Discussion in 'Anything goes' started by boots, Aug 8, 2006.

  1. boots

    boots New Member

    A married co-worker had a party Saturday night. And the biggest shock was that he picked that party to say he was gay. Definitely killed a festive mood. Now, people at the gig are treating him differently. While we won't be taking showers together after a game of handball anymore, I still consider him a friend.
    I have been trying to defend his actions to a few coworkers but they just don't seem to understand that being gay is his choice. Am I wrong in defending a good friend?
     
  2. Sea Bass

    Sea Bass Well-Known Member

    No, of course not. But details please. You said he's married. Was this how his wife found out, or did she already know?

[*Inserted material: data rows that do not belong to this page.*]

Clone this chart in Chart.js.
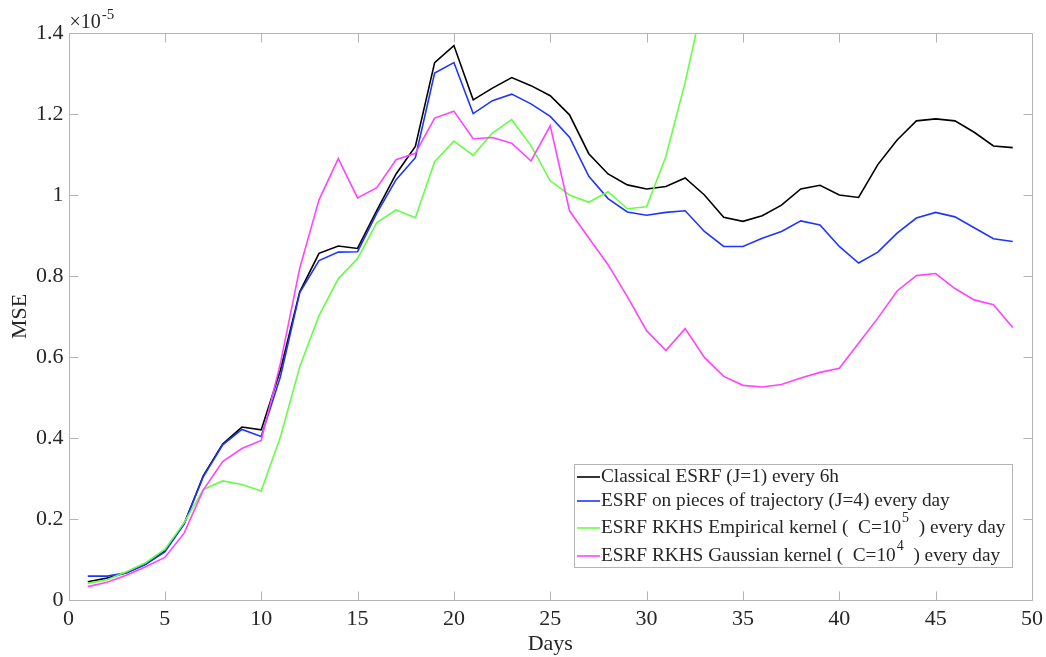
<!DOCTYPE html>
<html>
<head>
<meta charset="utf-8">
<script src="https://cdn.jsdelivr.net/npm/chart.js@4.4.1/dist/chart.umd.min.js"></script>
<style>
  html, body { margin: 0; padding: 0; background: #fff; }
  #wrap { width: 1046px; height: 657px; position: relative; }
</style>
</head>
<body>
<div id="wrap"><canvas id="c" width="1046" height="657"></canvas></div>
<script>
// Days 1..49
const days = [1,2,3,4,5,6,7,8,9,10,11,12,13,14,15,16,17,18,19,20,21,22,23,24,25,26,27,28,29,30,31,32,33,34,35,36,37,38,39,40,41,42,43,44,45,46,47,48,49];

// MSE values (x 1e-5)
const classicalESRF = [0.045,0.054,0.067,0.088,0.121,0.188,0.307,0.385,0.427,0.420,0.568,0.761,0.856,0.874,0.868,0.962,1.052,1.120,1.327,1.369,1.235,1.264,1.290,1.270,1.245,1.198,1.102,1.052,1.025,1.015,1.021,1.042,1.000,0.945,0.935,0.949,0.975,1.015,1.024,1.000,0.994,1.075,1.136,1.183,1.188,1.183,1.155,1.121,1.117];
const piecesESRF = [0.059,0.059,0.067,0.088,0.119,0.188,0.305,0.383,0.421,0.404,0.552,0.759,0.838,0.859,0.860,0.955,1.038,1.092,1.301,1.327,1.201,1.233,1.249,1.225,1.194,1.143,1.046,0.991,0.958,0.950,0.957,0.961,0.910,0.873,0.873,0.893,0.910,0.936,0.926,0.873,0.832,0.859,0.906,0.943,0.957,0.946,0.919,0.892,0.885];
const empiricalRKHS = [0.041,0.050,0.070,0.092,0.125,0.191,0.273,0.294,0.285,0.269,0.403,0.576,0.702,0.793,0.843,0.932,0.963,0.944,1.082,1.133,1.098,1.153,1.186,1.122,1.035,1.000,0.982,1.008,0.966,0.971,1.095,1.278,1.494,null,null,null,null,null,null,null,null,null,null,null,null,null,null,null,null];
const gaussianRKHS = [0.033,0.044,0.061,0.082,0.105,0.165,0.272,0.342,0.374,0.394,0.585,0.819,0.988,1.090,0.993,1.018,1.087,1.103,1.190,1.207,1.139,1.142,1.128,1.084,1.171,0.961,0.894,0.828,0.749,0.665,0.616,0.670,0.599,0.552,0.530,0.526,0.532,0.548,0.562,0.572,0.634,0.696,0.763,0.801,0.806,0.769,0.741,0.729,0.673];

const xTicks = [0,5,10,15,20,25,30,35,40,45,50];
const yTicks = [0,0.2,0.4,0.6,0.8,1,1.2,1.4];

const seriesNames = [
  ['Classical ESRF (J=1) every 6h'],
  ['ESRF on pieces of trajectory (J=4) every day'],
  ['ESRF RKHS Empirical kernel (  C=10', '5', '  ) every day'],
  ['ESRF RKHS Gaussian kernel (  C=10', '4', '  ) every day']
];
const seriesColors = ['#000000', '#1f35ff', '#66ff44', '#ff44ff'];
const seriesData = [classicalESRF, piecesESRF, empiricalRKHS, gaussianRKHS];

const FONT = '"Liberation Serif", "Times New Roman", serif';
const AXIS_COLOR = '#b4b4b4';
const TEXT_COLOR = '#262626';

const datasets = seriesData.map((vals, i) => ({
  label: seriesNames[i].join(''),
  data: days.map((d, k) => ({x: d, y: vals[k]})),
  borderColor: seriesColors[i],
  backgroundColor: seriesColors[i],
  borderWidth: 1.6,
  pointRadius: 0,
  tension: 0,
  spanGaps: false,
  clip: 0
}));
datasets.forEach((d, i) => d.order = 4 - i);

const boxPlugin = {
  id: 'boxPlugin',
  afterDatasetsDraw(chart) {
    const {ctx, chartArea: a, scales: {x, y}} = chart;
    ctx.save();
    ctx.strokeStyle = AXIS_COLOR;
    ctx.lineWidth = 1;
    const L = Math.round(a.left) + 0.5, R = Math.round(a.right) + 0.5;
    const T = Math.round(a.top) + 0.5, B = Math.round(a.bottom) + 0.5;
    ctx.beginPath();
    ctx.rect(L, T, R - L, B - T);
    ctx.stroke();
    const tl = 9;
    ctx.beginPath();
    xTicks.forEach(v => {
      const px = Math.round(x.getPixelForValue(v)) + 0.5;
      ctx.moveTo(px, B); ctx.lineTo(px, B - tl);
      ctx.moveTo(px, T); ctx.lineTo(px, T + tl);
    });
    yTicks.forEach(v => {
      const py = Math.round(y.getPixelForValue(v)) + 0.5;
      ctx.moveTo(L, py); ctx.lineTo(L + tl, py);
      ctx.moveTo(R, py); ctx.lineTo(R - tl, py);
    });
    ctx.stroke();

    // exponent label
    ctx.fillStyle = TEXT_COLOR;
    ctx.textBaseline = 'alphabetic';
    ctx.textAlign = 'left';
    ctx.font = '20px ' + FONT;
    ctx.fillText('\u00d710', a.left + 1, a.top - 5);
    const w = ctx.measureText('\u00d710').width;
    ctx.font = '15px ' + FONT;
    ctx.fillText('-5', a.left + 1 + w + 1, a.top - 14);

    // legend
    const lx = 574.5, ly = 464.5, lw = 438, lh = 103;
    ctx.fillStyle = '#ffffff';
    ctx.fillRect(lx, ly, lw, lh);
    ctx.strokeStyle = AXIS_COLOR;
    ctx.strokeRect(lx, ly, lw, lh);
    const rowY = [477, 501, 528, 556];
    seriesNames.forEach((parts, i) => {
      const cy = rowY[i];
      ctx.strokeStyle = seriesColors[i];
      ctx.lineWidth = 1.6;
      ctx.beginPath();
      ctx.moveTo(577, cy); ctx.lineTo(600, cy);
      ctx.stroke();
      ctx.fillStyle = TEXT_COLOR;
      ctx.textBaseline = 'middle';
      let tx = 601;
      parts.forEach((p, k) => {
        if (k === 1) {
          ctx.font = '14px ' + FONT;
          ctx.fillText(p, tx + 1, cy - 10);
        } else {
          ctx.font = '19.3px ' + FONT;
          ctx.fillText(p, tx, cy);
        }
        tx += ctx.measureText(p).width + (k === 1 ? 1 : 0);
      });
    });
    ctx.restore();
  }
};

new Chart(document.getElementById('c'), {
  type: 'line',
  data: { datasets },
  options: {
    responsive: false,
    animation: false,
    devicePixelRatio: 1,
    layout: { padding: { top: 33, right: 14, left: 0, bottom: 0 } },
    plugins: { legend: { display: false }, tooltip: { enabled: false } },
    scales: {
      x: {
        type: 'linear',
        min: 0, max: 50,
        afterBuildTicks(s) { s.ticks = xTicks.map(v => ({value: v})); },
        afterFit(s) { s.height = 57; s.paddingLeft = 0; s.paddingRight = 0; },
        grid: { display: false, drawTicks: false },
        border: { display: false },
        ticks: {
          color: TEXT_COLOR, padding: 6, maxRotation: 0,
          font: { family: FONT, size: 22 },
          callback: v => String(v)
        },
        title: {
          display: true, text: 'Days', color: TEXT_COLOR,
          font: { family: FONT, size: 22 }, padding: { top: 0, bottom: 0 }
        }
      },
      y: {
        type: 'linear',
        min: 0, max: 1.4,
        afterBuildTicks(s) { s.ticks = yTicks.map(v => ({value: v})); },
        afterFit(s) { s.width = 68.5; s.paddingTop = 0; s.paddingBottom = 0; },
        grid: { display: false, drawTicks: false },
        border: { display: false },
        ticks: {
          color: TEXT_COLOR, padding: 5,
          font: { family: FONT, size: 22 },
          callback: v => String(Math.round(v * 10) / 10)
        },
        title: {
          display: true, text: 'MSE', color: TEXT_COLOR,
          font: { family: FONT, size: 22 }, padding: { top: 7, bottom: 0 }
        }
      }
    }
  },
  plugins: [boxPlugin]
});
</script>
</body>
</html>
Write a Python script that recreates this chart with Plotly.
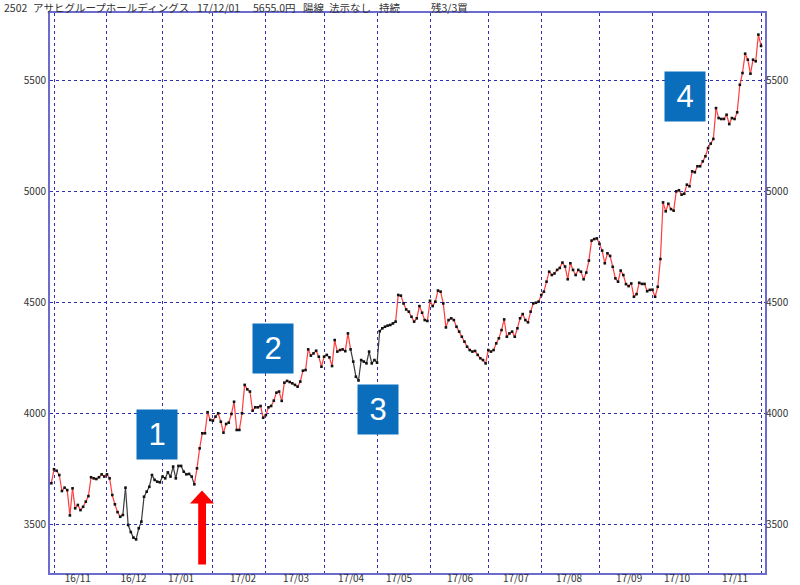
import plotly.graph_objects as go

# ---------------- data ----------------
month_labels = ["16/11", "16/12", "17/01", "17/02", "17/03", "17/04", "17/05",
                "17/06", "17/07", "17/08", "17/09", "17/10", "17/11"]
# trading-day index of the first session of each month (vertical grid)
month_start_idx = [1, 21, 42, 61, 81, 103, 123, 143, 165, 185, 207, 227, 248, 268]
# trading-day index where each month label is drawn
label_idx = [10, 31, 49, 72.4, 92.4, 113.2, 131.3, 154.3, 175.5, 195.5, 218.2, 236.3, 258.2]
y_ticks = [3500, 4000, 4500, 5000, 5500]

close_nov16 = [3685, 3748, 3741, 3722, 3650, 3665, 3654, 3540, 3662, 3572, 3587, 3564,
               3579, 3602, 3627, 3712, 3707, 3704, 3712, 3725, 3715, 3725]
close_dec16 = [3707, 3632, 3590, 3555, 3534, 3542, 3665, 3497, 3465, 3440, 3432, 3482,
               3512, 3624, 3647, 3669, 3722, 3700, 3692, 3689, 3715]
close_jan17 = [3707, 3734, 3715, 3760, 3707, 3763, 3763, 3737, 3725, 3727, 3715, 3680,
               3752, 3842, 3910, 3910, 4005, 3970]
close_feb17 = [3967, 3985, 4000, 3962, 3913, 3952, 3958, 3997, 4052, 3925, 3925, 4000,
               4128, 4108, 4098, 4012, 4027, 4027, 4033, 3980]
close_mar17 = [3992, 4027, 4033, 4057, 4093, 4098, 4056, 4138, 4146, 4141, 4135, 4128,
               4120, 4143, 4192, 4195, 4288, 4260, 4270, 4282, 4255, 4210]
close_apr17 = [4255, 4263, 4252, 4213, 4330, 4278, 4285, 4288, 4280, 4360, 4288, 4233,
               4165, 4148, 4240, 4233, 4225, 4278, 4225, 4240]
close_may17 = [4228, 4370, 4383, 4390, 4395, 4398, 4405, 4413, 4533, 4530, 4495, 4468,
               4458, 4435, 4413, 4428, 4483, 4453, 4420, 4416]
close_jun17 = [4507, 4483, 4503, 4553, 4548, 4495, 4387, 4420, 4428, 4420, 4390, 4368,
               4345, 4323, 4300, 4285, 4278, 4281, 4263, 4248, 4240, 4225]
close_jul17 = [4285, 4278, 4285, 4315, 4338, 4375, 4423, 4345, 4360, 4368, 4345, 4383,
               4428, 4447, 4420, 4410, 4458, 4495, 4498, 4503]
close_aug17 = [4533, 4548, 4593, 4638, 4623, 4630, 4646, 4655, 4679, 4661, 4604, 4676,
               4646, 4623, 4646, 4638, 4604, 4634, 4688, 4778, 4785, 4788]
close_sep17 = [4763, 4733, 4676, 4721, 4709, 4660, 4608, 4593, 4643, 4623, 4582, 4573,
               4585, 4525, 4537, 4588, 4583, 4583, 4550, 4556]
close_oct17 = [4557, 4525, 4570, 4695, 4950, 4910, 4944, 4920, 4913, 5000, 5005, 4985,
               4989, 5030, 5023, 5090, 5086, 5113, 5113, 5135, 5158]
close_nov17 = [5195, 5215, 5236, 5375, 5330, 5326, 5326, 5345, 5303, 5330, 5326, 5356,
               5480, 5533, 5620, 5593, 5530, 5593, 5586, 5706, 5655]

close = (close_nov16 + close_dec16 + close_jan17 + close_feb17 + close_mar17 + close_apr17 +
         close_may17 + close_jun17 + close_jul17 + close_aug17 + close_sep17 + close_oct17 +
         close_nov17)

# index spans (inclusive) drawn in black, everything else red
black_spans = [(26, 54), (113, 130)]

title_parts = [("2502", 3), ("アサヒグループホールディングス", 32), ("17/12/01", 196),
               ("5655.0円", 252), ("陽線", 302), ("法示なし", 328), ("持続", 378),
               ("残3/3買", 430)]
badges = [("1", 157, 434), ("2", 273.3, 348), ("3", 377.5, 409.5), ("4", 685, 96)]

# ---------------- figure ----------------
L, R, T, B = 50, 765, 13, 573
def px(xp):
    return (xp - L) / (R - L)
def py(yp):
    return (B - yp) / (B - T)

x = list(range(len(close)))

def is_black(i):
    return any(a <= i and i + 1 <= b for a, b in black_spans)

rx, ry, bx, by = [], [], [], []
for i in range(len(close) - 1):
    tx, ty = (bx, by) if is_black(i) else (rx, ry)
    tx += [x[i], x[i + 1], None]
    ty += [close[i], close[i + 1], None]

fig = go.Figure()
fig.add_trace(go.Scatter(x=rx, y=ry, mode="lines", line=dict(color="#ff3c3c", width=1.2),
                         hoverinfo="skip", showlegend=False))
fig.add_trace(go.Scatter(x=bx, y=by, mode="lines", line=dict(color="#3a3a3a", width=1.2),
                         hoverinfo="skip", showlegend=False))
fig.add_trace(go.Scatter(x=x, y=close, mode="markers",
                         marker=dict(symbol="square", size=2.6, color="#111111",
                                     line=dict(width=0)),
                         showlegend=False))
# invisible trace for the right-hand price axis
fig.add_trace(go.Scatter(x=x, y=close, mode="lines", line=dict(width=0), opacity=0,
                         yaxis="y2", hoverinfo="skip", showlegend=False))

yr = [3280.6, 5803.4]
grid = dict(gridcolor="#2f2fb0", griddash="dot", gridwidth=1)
tickfont = dict(family="Noto Sans CJK JP, Liberation Sans", size=10, color="#333333")

fig.update_layout(
    width=800, height=585,
    margin=dict(l=L, r=800 - R, t=T, b=585 - B, pad=0),
    plot_bgcolor="white", paper_bgcolor="white",
    xaxis=dict(range=[-0.51, 269.5], tickvals=label_idx, ticktext=month_labels,
               ticks="", showgrid=False, zeroline=False, automargin=False,
               ticklabelstandoff=-5,
               minor=dict(tickvals=month_start_idx, showgrid=True, ticks="", **grid),
               showline=True, linecolor="#6b6bd0", linewidth=2, mirror=True,
               tickfont=tickfont),
    yaxis=dict(range=yr, tickvals=y_ticks, ticks="", showgrid=True, zeroline=False,
               automargin=False,
               showline=True, linecolor="#6b6bd0", linewidth=2, mirror=True,
               tickfont=tickfont, **grid),
    yaxis2=dict(range=yr, tickvals=y_ticks, overlaying="y", side="right", ticks="",
                showgrid=False, zeroline=False, showline=False, automargin=False,
                tickfont=tickfont),
)

for text, xp in title_parts:
    fig.add_annotation(x=px(xp), y=py(7.5), xref="paper", yref="paper", text=text,
                       showarrow=False, xanchor="left", yanchor="middle", borderpad=0,
                       font=dict(family="Noto Sans CJK JP", size=10.5, color="#333333"))

for text, cx, cy in badges:
    fig.add_annotation(x=px(cx), y=py(cy), xref="paper", yref="paper", text=text,
                       showarrow=False, xanchor="center", yanchor="middle",
                       width=40, height=49, bgcolor="#0a6ebd", borderpad=0,
                       font=dict(family="Liberation Sans", size=31, color="white"))

# red arrow under the start of the rally
arrow_pts = [(198.2, 564.5), (198.2, 503.5), (190, 503.5), (202, 490.5),
             (214, 503.5), (206, 503.5), (206, 564.5)]
path = "M " + " L ".join(f"{px(a):.5f},{py(b):.5f}" for a, b in arrow_pts) + " Z"
fig.add_shape(type="path", path=path, xref="paper", yref="paper",
              fillcolor="#ff0000", line=dict(width=0))

fig.write_html("out.html", config={"displayModeBar": False},
               post_script="document.body.style.margin='0';document.body.style.overflow='hidden';")
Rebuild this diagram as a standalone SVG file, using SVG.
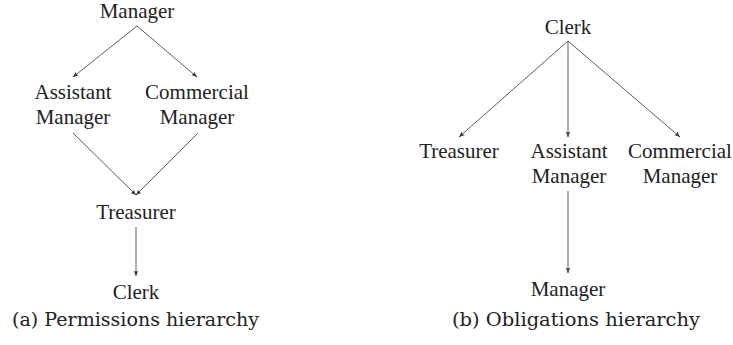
<svg xmlns="http://www.w3.org/2000/svg" width="733" height="345" viewBox="0 0 733 345">
<style>
.n{font-family:"Liberation Serif","Times New Roman",serif;font-size:21px;fill:#222;text-anchor:middle}
.cap{font-family:"DejaVu Serif",serif;font-size:19px;fill:#222;text-anchor:middle}
.e{stroke:#333;stroke-width:0.8;fill:none;marker-end:url(#ah)}
</style>
<defs>
<marker id="ah" viewBox="0 0 10 10" refX="9" refY="5" markerWidth="6" markerHeight="6" markerUnits="userSpaceOnUse" orient="auto">
<path d="M0,1 Q5,4 10,5 Q5,6 0,9 Q3,5 0,1 Z" fill="#333"/>
</marker>
</defs>
<rect width="733" height="345" fill="#fff"/>
<g id="connectors">
<line class="e" x1="137" y1="26" x2="73" y2="77"/>
<line class="e" x1="137" y1="26" x2="197" y2="77"/>
<line class="e" x1="73" y1="133" x2="136" y2="195"/>
<line class="e" x1="198" y1="133" x2="136" y2="195"/>
<line class="e" x1="136" y1="227" x2="136" y2="276"/>
<line class="e" x1="568" y1="41" x2="459" y2="137"/>
<line class="e" x1="568" y1="41" x2="568" y2="137"/>
<line class="e" x1="568" y1="41" x2="680" y2="137"/>
<line class="e" x1="568" y1="191" x2="568" y2="273"/>
</g>
<g id="a-manager"><text class="n" x="137" y="18">Manager</text></g>
<g id="a-assistant"><text class="n" x="73" y="99">Assistant</text><text class="n" x="73" y="124">Manager</text></g>
<g id="a-commercial"><text class="n" x="197" y="99">Commercial</text><text class="n" x="197" y="124">Manager</text></g>
<g id="a-treasurer"><text class="n" x="136" y="219">Treasurer</text></g>
<g id="a-clerk"><text class="n" x="136" y="299">Clerk</text></g>
<g id="caption-a"><text class="cap" x="135.5" y="326" textLength="247" lengthAdjust="spacingAndGlyphs">(a) Permissions hierarchy</text></g>
<g id="b-clerk"><text class="n" x="568" y="34">Clerk</text></g>
<g id="b-treasurer"><text class="n" x="459" y="158">Treasurer</text></g>
<g id="b-assistant"><text class="n" x="569" y="158">Assistant</text><text class="n" x="569" y="183">Manager</text></g>
<g id="b-commercial"><text class="n" x="680" y="158">Commercial</text><text class="n" x="680" y="183">Manager</text></g>
<g id="b-manager"><text class="n" x="568" y="296">Manager</text></g>
<g id="caption-b"><text class="cap" x="576" y="326" textLength="248" lengthAdjust="spacingAndGlyphs">(b) Obligations hierarchy</text></g>
</svg>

    And I'm relieved you're talking about a co-worker and not yourself, because that would have made the "turning down a romp in the hay" thread a giant sham.
     
  3. alleyallen

    alleyallen Guest

    It might also help to know whether or not your friend WANTS you to defend him. If he does, by all means, defend away, just like you would someone wrongly accused, etc. And good courage shown by your friend.
     
  4. boots

    boots New Member

    I believe she knew but she acted pretty cool about it, especially when his signicant other was there. As for a Romp inthe Hay, it will soon be updated.
     
  5. Riddick

    Riddick Active Member

    not to threadjack, but I was thinking about doing something similar for my last day of work. Throwing a giant party the last night of work, then announcing that I'm leaving.
     
  6. Just_An_SID

    Just_An_SID Well-Known Member

    There has to be an an anal sex joke here somewhere.

    My God. . . it's Boots posting this.  I can't wait until the rest of SportsJournalists.com wakes up.

    This thread may be headed for 40+ pages.
     
  7. fmrsped

    fmrsped Active Member

    So did you give him a reacharound or is that simply for your lady friend?
     
  8. boots

    boots New Member

    Everything is not a joke. This is a good guy who is being treated like shit inmy opinion because he came out at his own house party.
     
  9. Armchair_QB

    Armchair_QB Well-Known Member

    Has he met your neighbor?
     
  10. Trey Beamon

    Trey Beamon Active Member

    Awww, now you guys have something else in common. Did you recommend any lubricants?
     
  11. Ace

    Ace Well-Known Member

    If you were defending your friend, you'd still let him loofa your back in the shower. And some would argue whether being gay is his choice or not.

    Why are you even asking, though. Of course you should defend your good friend. If people bitch and say the party was inappropriate, why not ask them how they would handle telling their friends and co-workers they were gay. Put them on their heels, boots.
     
  12. Football_Bat

    Football_Bat Well-Known Member

    I don't really care if someone is gay or not.

    But the guy had a coming-out party, for crying out loud. He knew what he was doing.

    So he and Boots work with a bunch of knuckle-draggers. He should've thought of that beforehand.